**** Source excerpt ****

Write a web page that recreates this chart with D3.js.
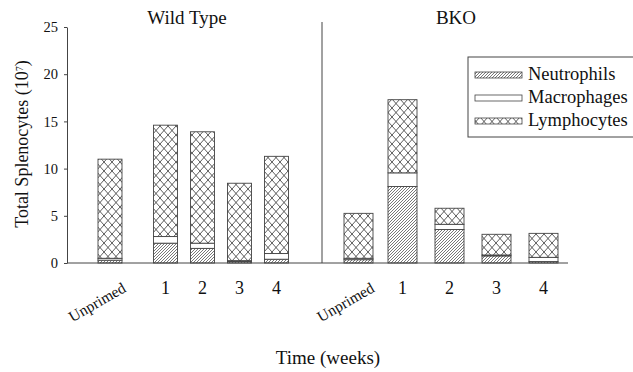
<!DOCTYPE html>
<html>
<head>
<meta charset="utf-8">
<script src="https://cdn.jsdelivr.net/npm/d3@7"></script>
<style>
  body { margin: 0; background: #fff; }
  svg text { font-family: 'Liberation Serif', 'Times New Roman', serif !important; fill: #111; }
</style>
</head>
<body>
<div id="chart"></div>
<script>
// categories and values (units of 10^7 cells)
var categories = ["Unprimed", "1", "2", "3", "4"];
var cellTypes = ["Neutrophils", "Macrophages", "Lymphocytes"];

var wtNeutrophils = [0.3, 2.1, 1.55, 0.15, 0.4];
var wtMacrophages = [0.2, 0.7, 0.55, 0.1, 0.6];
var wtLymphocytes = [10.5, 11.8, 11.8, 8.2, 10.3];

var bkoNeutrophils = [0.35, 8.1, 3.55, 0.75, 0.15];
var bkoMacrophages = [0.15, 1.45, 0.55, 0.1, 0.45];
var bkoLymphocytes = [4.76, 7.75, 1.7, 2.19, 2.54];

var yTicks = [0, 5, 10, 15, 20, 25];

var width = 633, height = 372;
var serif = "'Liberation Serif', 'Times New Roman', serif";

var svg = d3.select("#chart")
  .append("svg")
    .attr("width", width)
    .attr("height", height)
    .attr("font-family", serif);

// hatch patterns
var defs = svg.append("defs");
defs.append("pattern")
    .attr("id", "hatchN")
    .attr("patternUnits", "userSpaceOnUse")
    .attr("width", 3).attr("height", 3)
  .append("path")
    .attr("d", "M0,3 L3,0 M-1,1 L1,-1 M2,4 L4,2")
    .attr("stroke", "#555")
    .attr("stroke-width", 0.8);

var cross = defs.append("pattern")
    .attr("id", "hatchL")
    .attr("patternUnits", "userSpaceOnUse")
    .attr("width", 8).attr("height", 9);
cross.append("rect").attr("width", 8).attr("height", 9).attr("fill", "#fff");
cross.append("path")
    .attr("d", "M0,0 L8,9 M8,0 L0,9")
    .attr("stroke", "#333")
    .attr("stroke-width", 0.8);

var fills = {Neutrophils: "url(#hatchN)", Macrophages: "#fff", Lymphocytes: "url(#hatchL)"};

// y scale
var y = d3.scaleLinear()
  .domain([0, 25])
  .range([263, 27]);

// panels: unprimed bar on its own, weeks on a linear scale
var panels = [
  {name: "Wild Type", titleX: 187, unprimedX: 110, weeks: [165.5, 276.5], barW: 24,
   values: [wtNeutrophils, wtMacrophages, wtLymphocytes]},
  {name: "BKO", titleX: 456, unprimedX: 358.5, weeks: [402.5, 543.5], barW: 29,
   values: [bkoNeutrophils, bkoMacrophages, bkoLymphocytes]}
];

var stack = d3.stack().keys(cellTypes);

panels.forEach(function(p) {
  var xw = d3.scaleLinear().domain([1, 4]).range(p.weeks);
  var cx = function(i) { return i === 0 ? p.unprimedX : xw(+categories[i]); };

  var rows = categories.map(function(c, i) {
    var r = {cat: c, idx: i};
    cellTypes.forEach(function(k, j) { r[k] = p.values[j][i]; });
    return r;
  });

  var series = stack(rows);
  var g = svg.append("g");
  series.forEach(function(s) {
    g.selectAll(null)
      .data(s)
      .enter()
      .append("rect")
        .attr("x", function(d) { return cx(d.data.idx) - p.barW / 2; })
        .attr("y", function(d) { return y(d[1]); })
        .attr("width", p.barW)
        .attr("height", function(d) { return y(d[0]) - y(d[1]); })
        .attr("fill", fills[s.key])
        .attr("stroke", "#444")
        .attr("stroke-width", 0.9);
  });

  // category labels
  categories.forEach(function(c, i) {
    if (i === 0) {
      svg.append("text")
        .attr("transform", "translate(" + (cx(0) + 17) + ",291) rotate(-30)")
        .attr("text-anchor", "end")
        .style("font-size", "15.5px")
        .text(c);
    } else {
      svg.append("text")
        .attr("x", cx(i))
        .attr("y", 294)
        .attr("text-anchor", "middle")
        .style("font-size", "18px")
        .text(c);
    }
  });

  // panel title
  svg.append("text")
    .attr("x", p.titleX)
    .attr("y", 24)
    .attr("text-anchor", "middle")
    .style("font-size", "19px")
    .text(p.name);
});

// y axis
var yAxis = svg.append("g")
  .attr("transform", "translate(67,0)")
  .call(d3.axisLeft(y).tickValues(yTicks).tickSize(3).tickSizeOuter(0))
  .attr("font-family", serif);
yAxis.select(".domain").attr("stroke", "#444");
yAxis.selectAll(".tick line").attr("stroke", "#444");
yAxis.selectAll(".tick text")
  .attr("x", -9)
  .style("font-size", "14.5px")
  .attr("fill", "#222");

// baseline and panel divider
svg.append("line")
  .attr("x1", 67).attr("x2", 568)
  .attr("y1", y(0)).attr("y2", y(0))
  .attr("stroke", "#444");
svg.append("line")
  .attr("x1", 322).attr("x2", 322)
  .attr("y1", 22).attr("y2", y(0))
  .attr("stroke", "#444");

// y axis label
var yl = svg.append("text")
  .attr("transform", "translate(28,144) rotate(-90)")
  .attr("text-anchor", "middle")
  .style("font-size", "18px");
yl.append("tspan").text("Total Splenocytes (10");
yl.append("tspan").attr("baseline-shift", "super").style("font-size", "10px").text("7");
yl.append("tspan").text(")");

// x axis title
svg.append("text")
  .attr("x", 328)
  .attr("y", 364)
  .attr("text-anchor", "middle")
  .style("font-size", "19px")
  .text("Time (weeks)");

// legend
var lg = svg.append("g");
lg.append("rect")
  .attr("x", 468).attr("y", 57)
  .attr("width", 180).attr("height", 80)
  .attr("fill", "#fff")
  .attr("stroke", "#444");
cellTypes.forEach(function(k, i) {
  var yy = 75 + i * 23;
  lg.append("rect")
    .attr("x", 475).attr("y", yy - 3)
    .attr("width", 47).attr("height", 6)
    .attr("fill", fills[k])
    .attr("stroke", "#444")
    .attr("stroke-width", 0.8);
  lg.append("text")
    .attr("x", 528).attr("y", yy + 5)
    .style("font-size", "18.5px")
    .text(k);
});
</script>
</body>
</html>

****

* Given request
Tell how many lines hold the string "chart", giving the number and nothing else.

* Final result
3